The fork/exec model is not "garbage". It is actually a fairly nice alternative to the "provide one API to start a child process and give it a large number of parameters for all possible situations". And you can call plenty of APIs between fork and exec in the child safely, just like from signal handlers.
I haven't dealt with dependency hell ever since shared libraries got sonames.
The rest of the comment doesn't list anything of substance. If you want rebuttals for "the file system layout is a bad design" or "the C compilation is a bad design" or anything else, provide some reasons why those are bad designs; some of those reasons may be valid criticism, and some may not be, but one can't just make vacuous statements like that and expect a reasonable discussion to follow.
Unix signals have been called garbage by some and "unfixable" by others [1]. The article [1] explains the evolution of signal handling, from sigvec(), sigaction(), to signalfd() -- a rocky history fraught with problems, an article in the series "Unfixable designs".

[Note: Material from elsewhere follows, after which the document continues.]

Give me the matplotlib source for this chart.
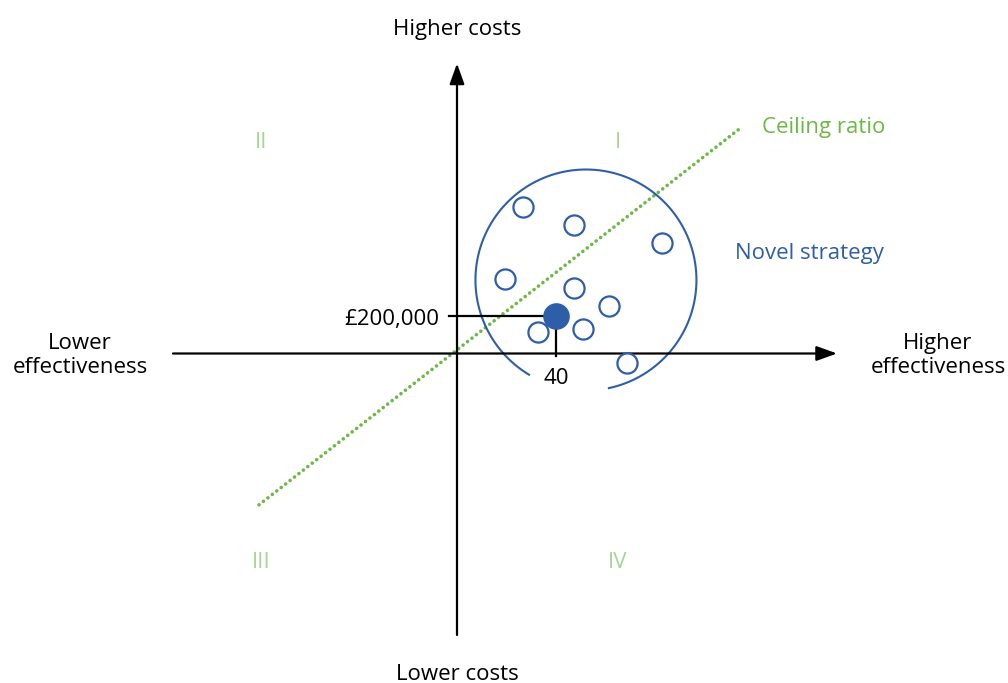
import numpy as np
import matplotlib.pyplot as plt

# cost-effectiveness plane: effectiveness (units) vs incremental cost (GBP)
sim_effect = [26.8, 47.3, 82.7, 19.5, 47.3, 61.3, 32.8, 50.8, 68.6]
sim_cost = [780000, 685000, 588000, 397000, 348000, 255000, 113000, 131000, -49000]

mean_effect = 40
mean_cost = 200000

ceiling_effect = [-80, 114]
ceiling_cost = [-807000, 1197000]

quadrant_labels = ['I', 'II', 'III', 'IV']
quadrant_effect = [65, -79, -79, 65]
quadrant_cost = [1125000, 1125000, -1115000, -1115000]

BLACK = '#000000'
BLUE = '#2e5ea8'
GREEN = '#6cb845'
LIGHT_GREEN = '#a8d597'
FS = 16

plt.rcParams['font.family'] = ['Open Sans', 'DejaVu Sans']

def main():
    fig = plt.figure(figsize=(10.08, 6.83), dpi=100)
    ax = fig.add_axes([0, 0, 1, 1])
    # origin sits at pixel (457, 353.5); 40 units = 99 px, 200,000 = 37.5 px
    sx = 99 / 40
    sy = 37.5 / 200000
    ax.set_xlim(-457 / sx, (1008 - 457) / sx)
    ax.set_ylim(-(683 - 353.5) / sy, 353.5 / sy)
    ax.axis('off')

    # axes of the plane
    arrow = dict(arrowstyle='-|>,head_length=1.25,head_width=0.45', lw=1.6,
                 color=BLACK, shrinkA=0, shrinkB=0, mutation_scale=10)
    ax.annotate('', xy=(0, 290 / sy), xytext=(0, -281.5 / sy), arrowprops=arrow)
    ax.annotate('', xy=(380 / sx, 0), xytext=(-284 / sx, 0), arrowprops=arrow)

    # ceiling ratio
    ax.plot(ceiling_effect, ceiling_cost, color=GREEN, lw=2.6,
            linestyle=(0, (0.01, 1.55)), dash_capstyle='round')

    # open circle round the simulations (gap at the bottom)
    t = np.radians(np.linspace(-78, 239, 300))
    r = 110.5
    ax.plot(52.1 + r * np.cos(t) / sx, 392000 + r * np.sin(t) / sy,
            color=BLUE, lw=1.5)

    ax.scatter(sim_effect, sim_cost, s=210, facecolors='white',
               edgecolors=BLUE, linewidths=1.6, zorder=4)

    # guide lines to mean point
    ax.plot([-3.2, mean_effect], [mean_cost, mean_cost], color=BLACK, lw=1.6, zorder=3)
    ax.plot([mean_effect, mean_effect], [mean_cost, -12000], color=BLACK, lw=1.6, zorder=3)
    ax.scatter([mean_effect], [mean_cost], s=330, color=BLUE, zorder=5)

    ax.text(-7, mean_cost - 3 / sy, '£{:,}'.format(mean_cost), ha='right', va='center',
            fontsize=FS, color=BLACK)
    ax.text(mean_effect, -25 / sy, str(mean_effect), ha='center', va='center',
            fontsize=FS, color=BLACK)

    # axis captions
    ax.text(0, 324 / sy, 'Higher costs', ha='center', va='center', fontsize=FS)
    ax.text(0, -326 / sy, 'Lower costs', ha='center', va='baseline', fontsize=FS)
    ax.text(-377 / sx, -2 / sy, 'Lower\neffectiveness', ha='center', va='center',
            fontsize=FS, linespacing=1.22)
    ax.text(481 / sx, -2 / sy, 'Higher\neffectiveness', ha='center', va='center',
            fontsize=FS, linespacing=1.22)

    ax.text(305 / sx, 226.5 / sy, 'Ceiling ratio', ha='left', va='center',
            fontsize=FS, color=GREEN)
    ax.text(278 / sx, 100.5 / sy, 'Novel strategy', ha='left', va='center',
            fontsize=FS, color=BLUE)

    for lab, ex, cy in zip(quadrant_labels, quadrant_effect, quadrant_cost):
        ax.text(ex, cy, lab, ha='center', va='center', fontsize=FS, color=LIGHT_GREEN)

    fig.savefig('out.png', dpi=100)

if __name__ == "__main__":
    main()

> So while signal handlers are perfectly workable for some of the early use cases (e.g. SIGSEGV) it seems that they were pushed beyond their competence very early, thus producing a broken design for which there have been repeated attempts at repair. While it may now be possible to write code that handles signal delivery reliably, it is still very easy to get it wrong. The replacement that we find in signalfd() promises to make event handling significantly easier and so more reliable.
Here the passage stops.